**Dataset extract:**
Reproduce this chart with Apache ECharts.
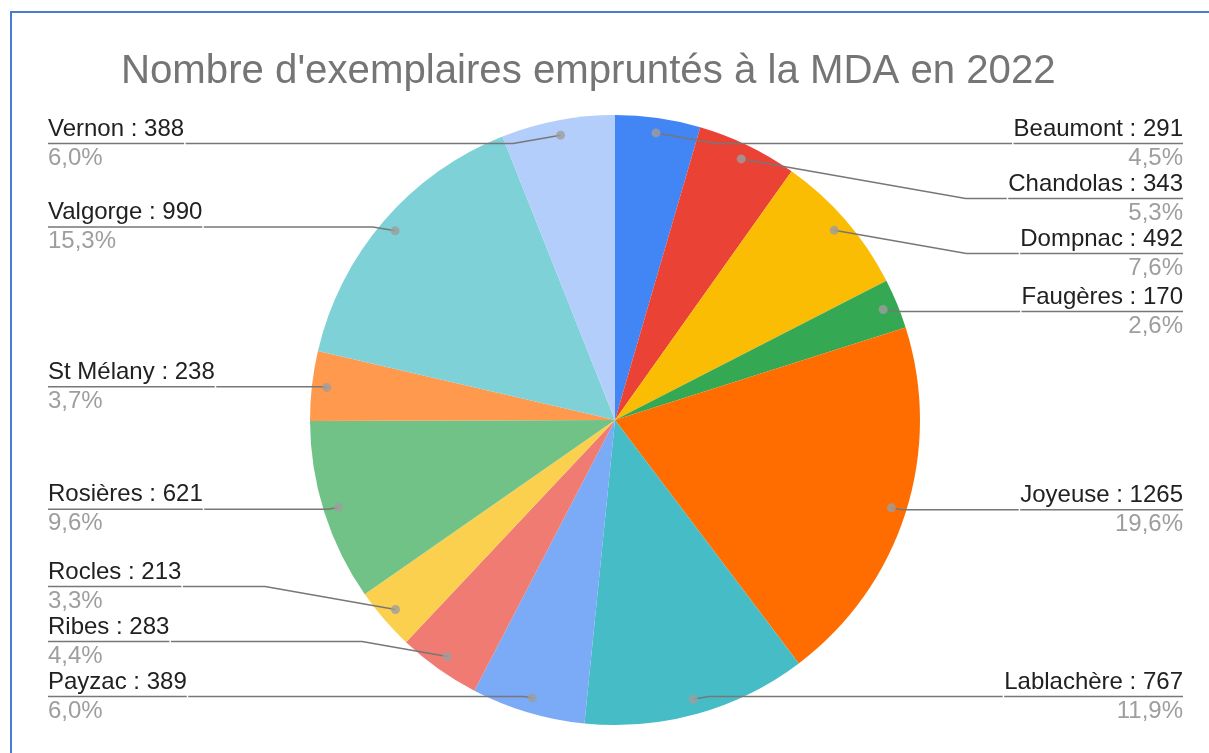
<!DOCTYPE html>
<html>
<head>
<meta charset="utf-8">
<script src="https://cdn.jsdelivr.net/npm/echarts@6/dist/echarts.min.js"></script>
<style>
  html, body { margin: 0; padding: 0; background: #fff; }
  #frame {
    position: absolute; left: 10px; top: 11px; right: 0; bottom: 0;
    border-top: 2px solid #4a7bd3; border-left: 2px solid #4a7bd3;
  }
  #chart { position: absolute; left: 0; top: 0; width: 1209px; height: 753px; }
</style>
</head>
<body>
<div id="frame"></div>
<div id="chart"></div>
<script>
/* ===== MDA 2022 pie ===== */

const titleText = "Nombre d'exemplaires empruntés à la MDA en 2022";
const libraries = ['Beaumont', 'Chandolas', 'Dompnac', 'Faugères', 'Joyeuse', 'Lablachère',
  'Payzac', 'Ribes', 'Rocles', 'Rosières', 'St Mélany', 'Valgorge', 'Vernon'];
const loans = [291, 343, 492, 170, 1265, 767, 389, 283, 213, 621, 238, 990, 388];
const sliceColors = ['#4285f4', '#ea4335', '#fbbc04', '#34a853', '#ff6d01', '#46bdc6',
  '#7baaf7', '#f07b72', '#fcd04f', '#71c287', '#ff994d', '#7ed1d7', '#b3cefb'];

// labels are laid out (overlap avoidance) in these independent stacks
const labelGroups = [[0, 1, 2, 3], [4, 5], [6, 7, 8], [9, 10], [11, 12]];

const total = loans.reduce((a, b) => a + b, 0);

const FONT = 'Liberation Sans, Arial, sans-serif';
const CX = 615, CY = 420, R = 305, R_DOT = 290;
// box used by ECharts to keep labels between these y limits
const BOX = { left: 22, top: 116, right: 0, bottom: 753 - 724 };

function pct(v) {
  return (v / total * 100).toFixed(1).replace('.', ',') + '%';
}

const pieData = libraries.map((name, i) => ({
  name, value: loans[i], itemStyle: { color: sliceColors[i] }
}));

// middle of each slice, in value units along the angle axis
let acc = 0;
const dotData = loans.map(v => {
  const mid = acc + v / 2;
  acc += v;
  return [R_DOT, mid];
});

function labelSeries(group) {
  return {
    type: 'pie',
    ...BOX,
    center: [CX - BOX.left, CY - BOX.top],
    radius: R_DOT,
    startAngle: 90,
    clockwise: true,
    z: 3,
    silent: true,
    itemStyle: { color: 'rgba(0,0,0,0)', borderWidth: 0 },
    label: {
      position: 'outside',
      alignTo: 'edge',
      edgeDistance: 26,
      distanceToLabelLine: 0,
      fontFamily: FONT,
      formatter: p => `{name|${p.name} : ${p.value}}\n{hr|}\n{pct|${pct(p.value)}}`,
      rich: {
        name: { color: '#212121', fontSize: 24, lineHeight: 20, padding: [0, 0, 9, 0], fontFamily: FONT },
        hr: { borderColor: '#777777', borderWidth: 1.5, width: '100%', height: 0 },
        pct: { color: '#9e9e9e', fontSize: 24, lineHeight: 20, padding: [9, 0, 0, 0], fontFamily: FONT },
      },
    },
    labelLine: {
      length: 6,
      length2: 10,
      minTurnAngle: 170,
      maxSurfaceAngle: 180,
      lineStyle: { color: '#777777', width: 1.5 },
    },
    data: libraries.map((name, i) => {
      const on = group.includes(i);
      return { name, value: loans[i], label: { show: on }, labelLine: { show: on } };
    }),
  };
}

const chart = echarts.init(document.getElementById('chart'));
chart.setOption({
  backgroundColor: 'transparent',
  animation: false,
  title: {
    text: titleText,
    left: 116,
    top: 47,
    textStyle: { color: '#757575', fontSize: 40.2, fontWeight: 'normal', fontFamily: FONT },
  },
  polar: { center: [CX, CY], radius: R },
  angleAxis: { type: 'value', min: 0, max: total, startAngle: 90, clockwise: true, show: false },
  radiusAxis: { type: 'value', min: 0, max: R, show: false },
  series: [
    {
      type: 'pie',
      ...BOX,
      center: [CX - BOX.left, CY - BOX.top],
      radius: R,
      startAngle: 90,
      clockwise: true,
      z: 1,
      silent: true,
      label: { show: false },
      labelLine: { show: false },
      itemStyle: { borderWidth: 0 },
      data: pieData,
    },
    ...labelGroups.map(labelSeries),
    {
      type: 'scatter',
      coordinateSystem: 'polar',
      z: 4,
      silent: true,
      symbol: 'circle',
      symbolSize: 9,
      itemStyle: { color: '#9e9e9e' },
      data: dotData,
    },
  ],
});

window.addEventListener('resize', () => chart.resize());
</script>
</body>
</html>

* * *

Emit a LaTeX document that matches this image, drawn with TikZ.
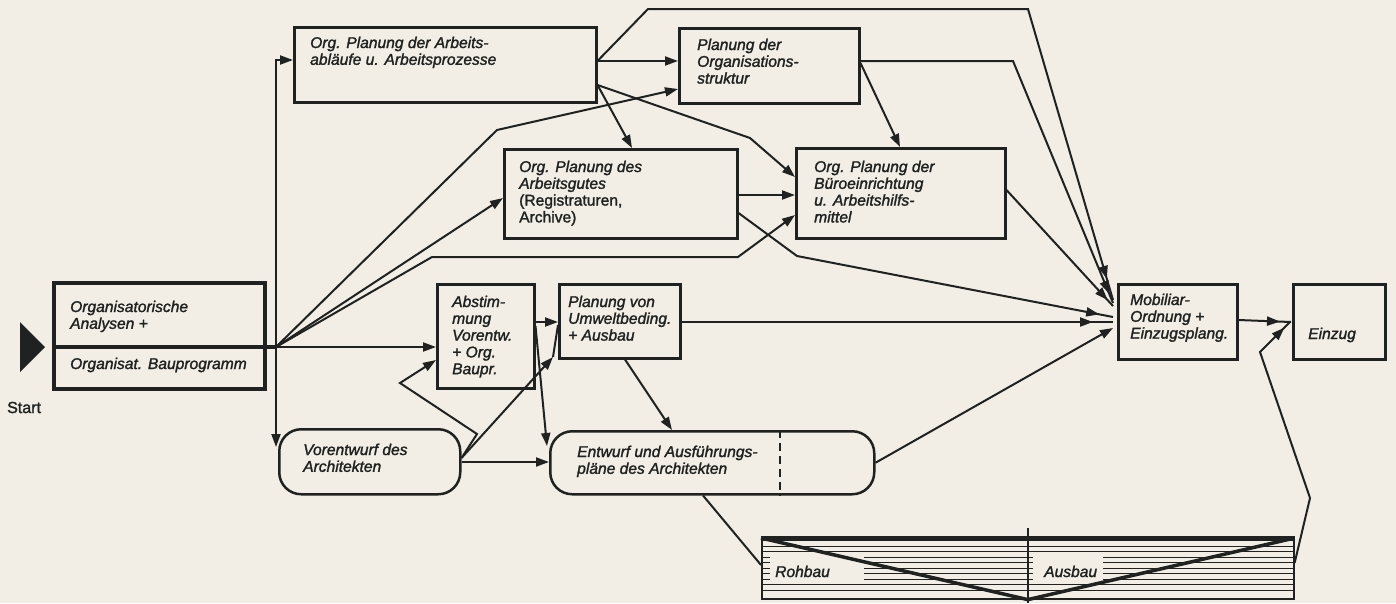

**Problem:**
Working from the entries above, reproduce exactly and only the lines beginning with the line that has "Reproduce this chart with Apache ECharts." and ending with the line that has "2022 pie ===== */"; omit all pictures.

**Exercise output:**
Reproduce this chart with Apache ECharts.
<!DOCTYPE html>
<html>
<head>
<meta charset="utf-8">
<script src="https://cdn.jsdelivr.net/npm/echarts@6/dist/echarts.min.js"></script>
<style>
  html, body { margin: 0; padding: 0; background: #fff; }
  #frame {
    position: absolute; left: 10px; top: 11px; right: 0; bottom: 0;
    border-top: 2px solid #4a7bd3; border-left: 2px solid #4a7bd3;
  }
  #chart { position: absolute; left: 0; top: 0; width: 1209px; height: 753px; }
</style>
</head>
<body>
<div id="frame"></div>
<div id="chart"></div>
<script>
/* ===== MDA 2022 pie ===== */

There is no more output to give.